Bolton, undeterred, added that the US was also imposing sanctions on Venezuela's central bank, restricting US transactions and prohibiting access to dollars by a bank that he described as crucial to keeping Maduro in power. Bolton also revealed new sanctions on Nicaragua.

While accusing Cuba of supporting Maduro with its military in Venezuela, Bolton also took the occasion to warn "all external actors, including Russia," against positioning military assets to back the Venezuelan leader.

Bolton noted that Moscow recently sent in military flights to Venezuela carrying 35 tons of unknown cargo and a hundred military personnel, to which he said, 'The United States will consider such provocative actions a threat to international peace and security in the region.'

However, Havana seems unlikely to be deterred by the United States' demands to cut ties with Maduro, a longtime ally of Cuba, and Maduro has also shown little sign of losing the allegiance of the Venezuela military notwithstanding harsh oil-related US sanctions on the OPEC member-nation.

Diaz-Canel wrote on Twitter that, "No one will rip the (fatherland) away from us, neither by seduction nor by force. We Cubans do not surrender."

Opposition leader Juan Guaidó invoked the constitution in January to assume the interim presidency amid Venezuela's economic and political crisis. The US and most Western countries continue to back Guaidó as head of state. However, Russia, Cuba and China, support Maduro and have denounced Guaidó as a US puppet.

A longtime Cuba hardliner, Bolton was repeatedly interrupted by applause in his speech to a group of veterans of the US-backed 'Bay of Pigs' invasion on the 58th anniversary of the unsuccessful mission to oust Cuba's Communist government. His address was a follow-up to one he made late last year describing Venezuela, Nicaragua and Cuba a "troika of tyranny."

His revelations comprised of broadening measures designed to roll back parts of President Obama's historic opening to Cuba, an old Cold War foe.

Bolton stated that President Obama's approach provided the Cuban government with the essential political protection to increase its malign influence and ideological imperialism across the territory.

Among the Cuba measures revealed by Bolton was the reinstatement of limits on US citizens sending funds to Cuba at $1,000 per person per quarter, and other changes aimed at terminating the use of transactions that he said allows Cuba to bypass sanctions and acquire access to hard currency.

Since Obama started easing restrictions on remittances in 2009, they surged and became an essential part of the Cuban economy and fuelled the growth of the private sector by providing start-up capital.

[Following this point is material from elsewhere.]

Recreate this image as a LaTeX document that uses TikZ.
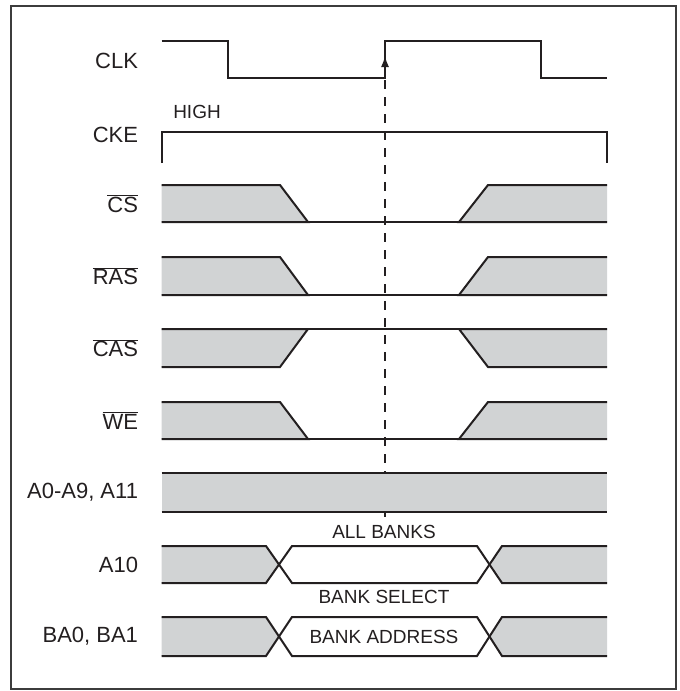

Bolton stated the US would also further restrict "non-family" travel by Americans to Cuba - though he presented no specifics - and mentioned Aerogaviota, a military-owned Cuban airline as one of five names that were added to the US sanctions blacklist.

President Trump has previously sought to curtail Venezuela's subsidised oil shipments to Cuba.

Bolton also Wednesday, revealed that the US was imposing sanctions on Laureano Ortega, a son of President Daniel Ortega and Nicaragua's Bancorp.

Engel warned that there are very serious repercussions of Trump's decision on US cooperation with its allies in support of democracy in Venezuela. He explained further that instead of understanding the impact of this action on partners of the US, the Trump administration has chosen to isolate itself from those in the EU and the Americas with whom the US should be coordinating.